Мифы и реалии пушкиноведения. Избранные работы - страница 28
Итак, приведенная нами строфа была признана пушкинской, что получило в советском пушкиноведении дальнейшее развитие. Уже трактовка самого стихотворения «Пророк» стала даваться сквозь призму этого сомнительного текста.
Так, в собрании сочинений 1969 года, изданном под редакцией Д. Д. Благого, находим: «П р о р о к. – Написано под впечатлением казни пяти и ссылки многих из декабристов на каторгу в Сибирь. В основу положен образ библейского пророка – проповедника правды и беспощадного обличителя грехов и беззаконий царской власти; некоторые мотивы были взяты Пушкиным из книги самого пламенного и вдохновенного из древнееврейских пророков, Исайи, погибшего мучительной смертью. Первоначальный конец (последняя строфа) стихотворения дошел до нас в нескольких, едва ли вполне точных и расходящихся в мелочах, но в основном совпадающих, записях:
Позднее (стихотворение было впервые опубликовано только в 1828 году) Пушкин отказался от этой концовки, заменив ее новым четверостишием…» 95 (курсив наш. – В. Е.).
О пушкинском «Пророке» ко времени выхода процитированного комментария уже было написано множество вдохновенных страниц, суммарный объем которых в тысячи раз превышает объем самого текста стихотворения. Для адекватного осмысления его глубочайшего содержания использовались высокие и сложные формулы.
Так, Владимир Соловьев находил, что в «Пророке» «высшее значение поэзии и поэтического призвания взято как один идеально законченный образ, во всей целости, в совокупности всех своих моментов, не только прошедших и настоящих, но и будущих. Болезненный и мучительный процесс духовного перерождения проходит перед нами в мгновенных картинах и тут же завершается целиком. Но в действительности он ведь не завершен. Пусть поэт в самом деле ощутил себя пророком, пусть он в самом деле восходил на пустынную гору высшего вдохновения, где видел серафима и слышал голос Божий.

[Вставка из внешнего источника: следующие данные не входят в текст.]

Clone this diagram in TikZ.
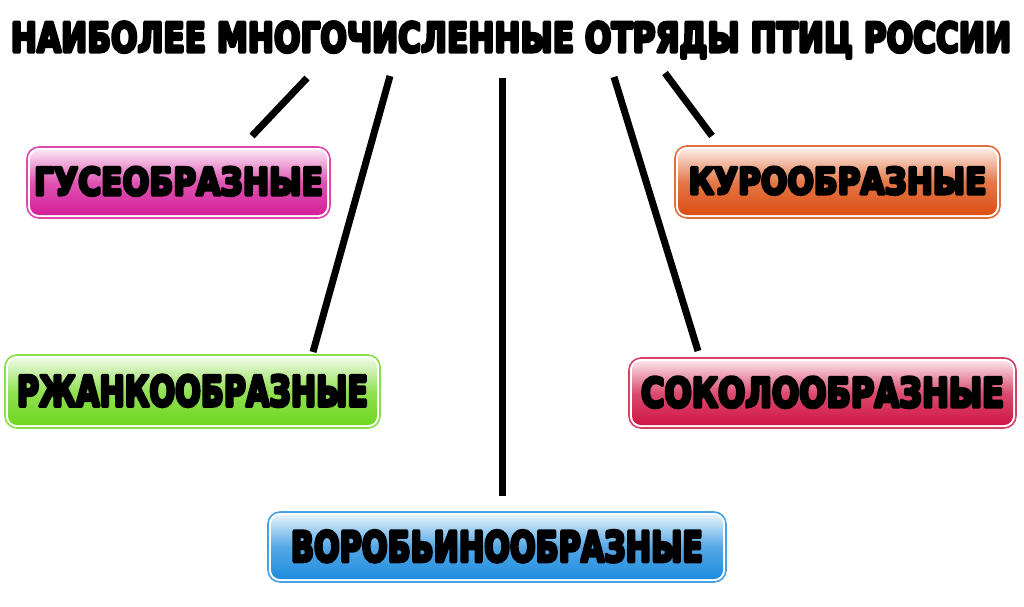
\documentclass[tikz,border=0pt]{standalone}
\usepackage{fontspec}
\usepackage{graphicx}
\newfontfamily\heavy{DejaVu Sans Bold}
\definecolor{cmag}{HTML}{D41A98}
\definecolor{cgrn}{HTML}{6CD61A}
\definecolor{corg}{HTML}{DC4A0C}
\definecolor{ccrm}{HTML}{CF1040}
\definecolor{cblu}{HTML}{1A8ADE}
\newcommand{\strokeon}{\special{pdf:literal direct 0 0 0 RG 2 Tr 0.85 w 1 j}}
\newcommand{\strokeoff}{\special{pdf:literal direct 0 Tr}}
\newcommand{\fitlabel}[3]{\resizebox{#1pt}{#2pt}{\heavy\strokeon #3\strokeoff}}
\tikzset{
  ordbox/.style={rounded corners=12pt, draw=#1!80, line width=1.6pt,
    fill=white, inner sep=0pt, anchor=center,
    path picture={\shade[rounded corners=9pt, top color=#1!6, bottom color=#1, middle color=#1!75]
      ([shift={(3pt,-3pt)}]path picture bounding box.north west) rectangle
      ([shift={(-3pt,3pt)}]path picture bounding box.south east);}},
  conn/.style={line width=7pt, black}
}
\begin{document}
\begin{tikzpicture}[x=1pt,y=-1pt]
\useasboundingbox (0,0) rectangle (1024,606);
\fill[white] (0,0) rectangle (1024,606);
\node[inner sep=0pt] (title) at (511,40) {\fitlabel{1000}{30}{НАИБОЛЕЕ МНОГОЧИСЛЕННЫЕ ОТРЯДЫ ПТИЦ РОССИИ}};

\node[ordbox=cmag, minimum width=303pt, minimum height=71pt] (gus) at (178.5,182.5) {\raisebox{3pt}{\fitlabel{289}{28}{ГУСЕОБРАЗНЫЕ}}};
\node[ordbox=cgrn, minimum width=375pt, minimum height=73pt] (rzh) at (192.5,391.5) {\raisebox{2pt}{\fitlabel{351}{31}{РЖАНКООБРАЗНЫЕ}}};
\node[ordbox=cblu, minimum width=458pt, minimum height=70pt] (vor) at (497,547) {\raisebox{2pt}{\fitlabel{412}{31}{ВОРОБЬИНООБРАЗНЫЕ}}};
\node[ordbox=corg, minimum width=325pt, minimum height=72pt] (kur) at (837.5,182) {\raisebox{3pt}{\fitlabel{298}{27}{КУРООБРАЗНЫЕ}}};
\node[ordbox=ccrm, minimum width=387pt, minimum height=70pt] (sok) at (822.5,393) {\raisebox{2pt}{\fitlabel{363}{30}{СОКОЛООБРАЗНЫЕ}}};

\coordinate (t1) at (307,78);  \coordinate (b1) at (252,136);
\coordinate (t2) at (390,76);  \coordinate (b2) at (313,352);
\coordinate (t3) at (502,78);  \coordinate (b3) at (502,496);
\coordinate (t4) at (614,77);  \coordinate (b4) at (698,351);
\coordinate (t5) at (665,73);  \coordinate (b5) at (712,136);

\draw[conn] (t1) -- (b1);
\draw[conn] (t2) -- (b2);
\draw[conn] (t3) -- (b3);
\draw[conn] (t4) -- (b4);
\draw[conn] (t5) -- (b5);
\end{tikzpicture}
\end{document}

Все это было, но полное его внутреннее перерождение – еще впереди…»96.
Вячеслав Иванов «в ослепительных, как молния», строках «Пророка» видел, как «сказалась с мощною силой призыва вся истомившая дух жажда целостного возрождения»97.
Семен Франк считал это гениальное стихотворение «бесспорно величайшим творением русской религиозной лирики, которое, по авторитетному свидетельству Мицкевича, выросло у Пушкина из основного его жизнепонимания, из веры в свое собственное религиозное призвание как поэта»98.

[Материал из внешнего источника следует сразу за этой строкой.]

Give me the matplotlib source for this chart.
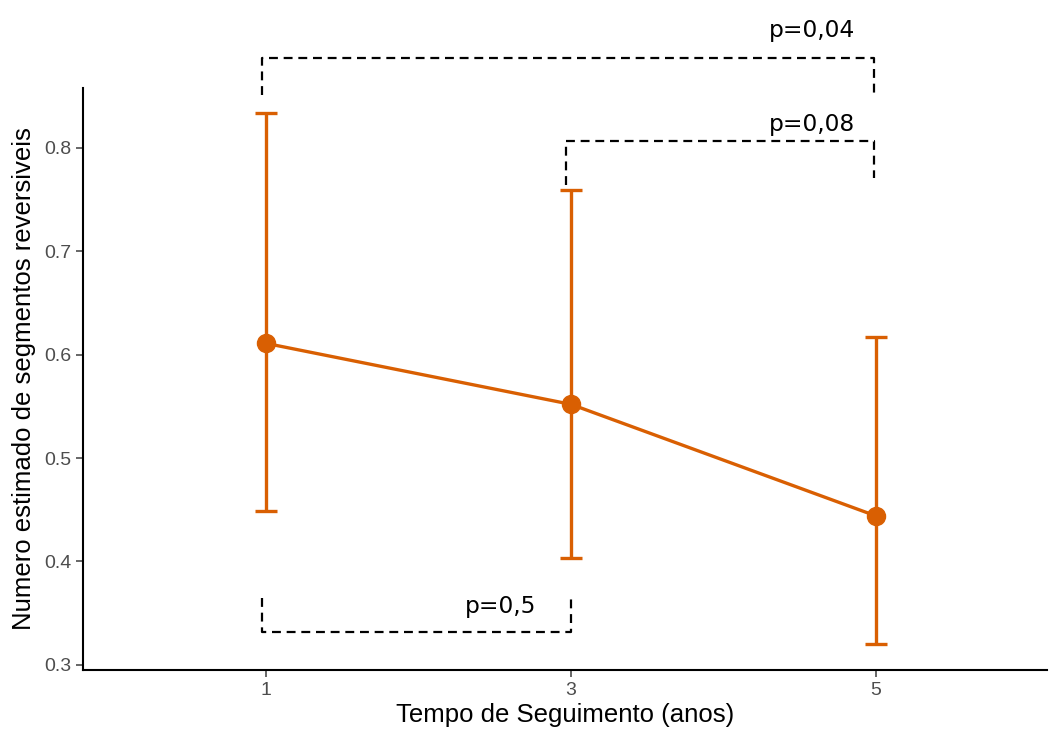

В представлении же корифея советской пушкинистики все выглядит совершенно ясно и просто: «Написано под впечатлением казни пяти и ссылки многих из декабристов на каторгу…» Это уже развитие идеи. Первый же и главный шаг, повторимся, был сделан при составлении академического собрания сочинений: приписываемый Пушкину текст был признан пушкинским.

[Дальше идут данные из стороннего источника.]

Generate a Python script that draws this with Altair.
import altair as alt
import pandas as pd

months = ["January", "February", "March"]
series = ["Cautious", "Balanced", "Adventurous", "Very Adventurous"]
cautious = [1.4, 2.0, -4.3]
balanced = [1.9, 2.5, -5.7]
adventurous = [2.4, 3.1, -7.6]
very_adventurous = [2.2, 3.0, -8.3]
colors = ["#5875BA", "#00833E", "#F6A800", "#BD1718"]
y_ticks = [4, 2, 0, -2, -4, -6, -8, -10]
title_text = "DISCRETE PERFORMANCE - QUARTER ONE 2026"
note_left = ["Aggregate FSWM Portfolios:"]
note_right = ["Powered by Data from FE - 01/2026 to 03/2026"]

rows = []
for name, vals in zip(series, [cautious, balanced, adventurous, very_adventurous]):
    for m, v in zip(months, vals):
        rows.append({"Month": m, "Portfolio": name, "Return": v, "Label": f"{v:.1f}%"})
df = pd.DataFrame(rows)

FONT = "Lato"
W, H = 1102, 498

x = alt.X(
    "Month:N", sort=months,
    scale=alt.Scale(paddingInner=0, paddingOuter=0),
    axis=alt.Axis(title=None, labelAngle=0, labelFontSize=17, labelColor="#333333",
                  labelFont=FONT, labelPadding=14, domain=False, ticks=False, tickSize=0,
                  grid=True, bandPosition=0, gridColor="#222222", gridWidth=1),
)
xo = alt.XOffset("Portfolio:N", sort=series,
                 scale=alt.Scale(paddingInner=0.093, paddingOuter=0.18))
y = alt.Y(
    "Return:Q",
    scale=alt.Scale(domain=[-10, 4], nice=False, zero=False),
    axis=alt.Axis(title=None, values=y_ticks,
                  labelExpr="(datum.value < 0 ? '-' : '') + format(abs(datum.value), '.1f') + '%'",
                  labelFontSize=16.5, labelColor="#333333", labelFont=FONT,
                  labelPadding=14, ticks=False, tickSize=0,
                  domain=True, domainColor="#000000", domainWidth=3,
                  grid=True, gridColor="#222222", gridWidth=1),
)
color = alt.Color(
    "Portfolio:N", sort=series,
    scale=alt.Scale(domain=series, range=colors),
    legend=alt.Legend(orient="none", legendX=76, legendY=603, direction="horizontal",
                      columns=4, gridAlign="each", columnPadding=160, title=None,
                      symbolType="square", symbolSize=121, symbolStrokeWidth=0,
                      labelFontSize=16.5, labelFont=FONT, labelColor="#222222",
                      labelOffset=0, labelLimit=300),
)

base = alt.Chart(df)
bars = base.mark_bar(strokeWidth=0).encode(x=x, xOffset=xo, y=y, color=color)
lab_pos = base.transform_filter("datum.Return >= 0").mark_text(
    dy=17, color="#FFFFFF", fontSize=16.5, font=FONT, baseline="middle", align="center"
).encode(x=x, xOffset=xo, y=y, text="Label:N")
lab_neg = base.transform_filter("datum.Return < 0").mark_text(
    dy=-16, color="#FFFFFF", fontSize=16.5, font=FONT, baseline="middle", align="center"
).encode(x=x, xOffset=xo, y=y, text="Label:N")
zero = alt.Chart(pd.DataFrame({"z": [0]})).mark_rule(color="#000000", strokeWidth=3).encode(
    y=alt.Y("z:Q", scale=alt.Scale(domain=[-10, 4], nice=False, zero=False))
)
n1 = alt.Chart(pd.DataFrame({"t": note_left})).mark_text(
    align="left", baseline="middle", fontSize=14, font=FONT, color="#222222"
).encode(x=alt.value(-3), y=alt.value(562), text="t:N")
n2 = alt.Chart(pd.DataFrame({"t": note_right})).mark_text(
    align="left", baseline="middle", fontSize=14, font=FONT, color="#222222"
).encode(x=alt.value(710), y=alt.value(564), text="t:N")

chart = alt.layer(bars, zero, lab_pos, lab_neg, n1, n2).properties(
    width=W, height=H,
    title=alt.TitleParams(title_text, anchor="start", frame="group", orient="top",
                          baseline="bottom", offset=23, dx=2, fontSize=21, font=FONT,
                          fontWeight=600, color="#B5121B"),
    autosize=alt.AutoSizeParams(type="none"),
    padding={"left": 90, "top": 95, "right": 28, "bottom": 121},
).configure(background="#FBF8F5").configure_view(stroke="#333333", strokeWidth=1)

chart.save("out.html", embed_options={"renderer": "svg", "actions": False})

В результате возникло явное противоречие в пушкинской оценке одного и того же поступка Николая I: в дневниковой записи 1834 года и в приведенных стихах факт казни декабристов оценивается с диаметрально противоположных позиций. Нам могут возразить, что за семь с лишним лет взгляды Пушкина могли измениться, и таких случаев, когда его оценки тех или иных событий или исторических лиц менялись во времени, в его творческом наследии немало. Но, во-первых, речь здесь идет не об изменении взглядов, а о полной их смене на противоположные: обвинительная оценка конкретного исторического поступка императора сменилась на оправдательную. А во-вторых, взгляды Пушкина не претерпевали за это время существенных изменений: и в 1826 году его оценка происходящих событий, как мы это постараемся показать дальше, кардинально отличалась от той, что заявлена в крамольном четверостишии. Если же предположить, что подобные стихи могли вылиться из-под его пера под влиянием момента, импульсивно, то мы, несомненно, имели бы куда более совершенный эстетически, куда более пушкинский текст, нежели тот, что нам предлагают.